This year has absolutely been insane.
Things have happened this year that I never thought would. Good, the bad, the wonderful. Now it’s September and we’ve completed 8 months out our 12 and it just feels crazy! It has all gone by so fast.
The last month has been interesting because it recently dawned on me – I work too damn much.
You’re like, “duh. DUH you work too much. You knew this already.” And – truth be told, I definitely knew I work too much. I have a full-time job, a part-time job that works me between 8-15 hours each week, and another part-time job that works me about two or three times a month at 6 hours per shift. I’m not sure how I’ve been doing some variance of this schedule since I was a freshman in college but…I am BEYOND over it.

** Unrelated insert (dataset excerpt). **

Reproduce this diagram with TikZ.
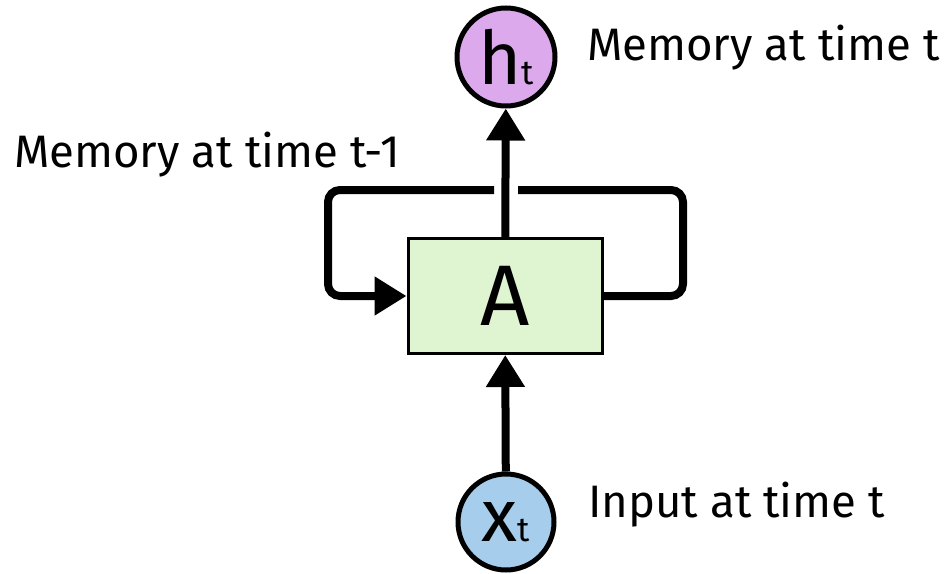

I’m a little fed up with not seeing my home for more than a few hours at a time (not including time I’m sleeping there…) and I’m tired of feeling like I neglect the people/animals who inhabit the house with me.
Believe it or not however – it was actually incredibly hard to take my next step. After my trip to Iceland (which was this past May, mind you), I promised my sweet boyfriend that I would stop working so much and just deal with the lesser income in order to actually be at home. I would have more time to spend with him and the animals, organize our home, clean more, and just generally be less frantic.
It took me 3 months to make that happen. 3 whole months of weighing, debating, and procrastinating about making the change. I worried about the money we would lose. How would afford small things like going out and buying silly luxury things like expensive nut butters or new running shoes? I waited and waited and waited.
In those mere 3 months of waiting, it became apparent to me that I was beginning to morph into a person that weighed my fiscal success a little more than my spiritual and experiential success and it was beginning to wear on my body and mind. I was weary of leaving my loved ones at home while I worked.
My intentions started out good and I still believe they are. I wanted to provide for my little home but I was beginning to lack in presence. I decided to quit my third job and no longer work Sundays at my second job. This will be the first month, in a long while, that I will have an actual dedicated day off to get my life together for the upcoming week and spend some much-needed quality time with the ones I love.
My intentions for this month: breathe, be present, love, and do some freaking laundry!
Onto other news! I recently stopped by one of my favorite Indian grocery stores and spent an exorbitant amount on fruit and vegetables. I’m not sure how they do it, but that grocery store has the BEST produce! It’s a small selection but it’s always exciting! If you’re in the area, you should definitely pay it a visit!
I mainly went back to get a whole box of mangoes (I go through two a day almost) because their mangoes are the best I’ve ever had outside of the Philippines. I am a mango connoisseur.
BUT! They also had cooking pumpkins, a selection of chilies, little baby bananas (so freaking cute!), herbs and Chinese eggplants! Chinese eggplants are a skinnier, more purple version than the ones you normally see in the grocery store. They don’t taste too terribly different but I just grew up on these particular eggplants.
I seriously bought so much and the sad thing is – most of this won’t last but two or three days! I go through so much produce these days and I’m in a hording mode because I know winter is coming and bright, wonderful produce won’t be too common once the cold hits. I need to eat as much as I can now!
Also, to my great surprise, I found that they sold the cooking pumpkins in giant wedges! I was ecstatic because I so badly wanted to cook a savory pumpkin dish and the pumpkins they had were just too large! I found the wedges in the refrigerated section and nearly yelped for joy.
It’s the simple things in life. Cooking pumpkins, hugging your dogs, and someone’s radiant smile. Enjoy your week, loves! You earned a good one.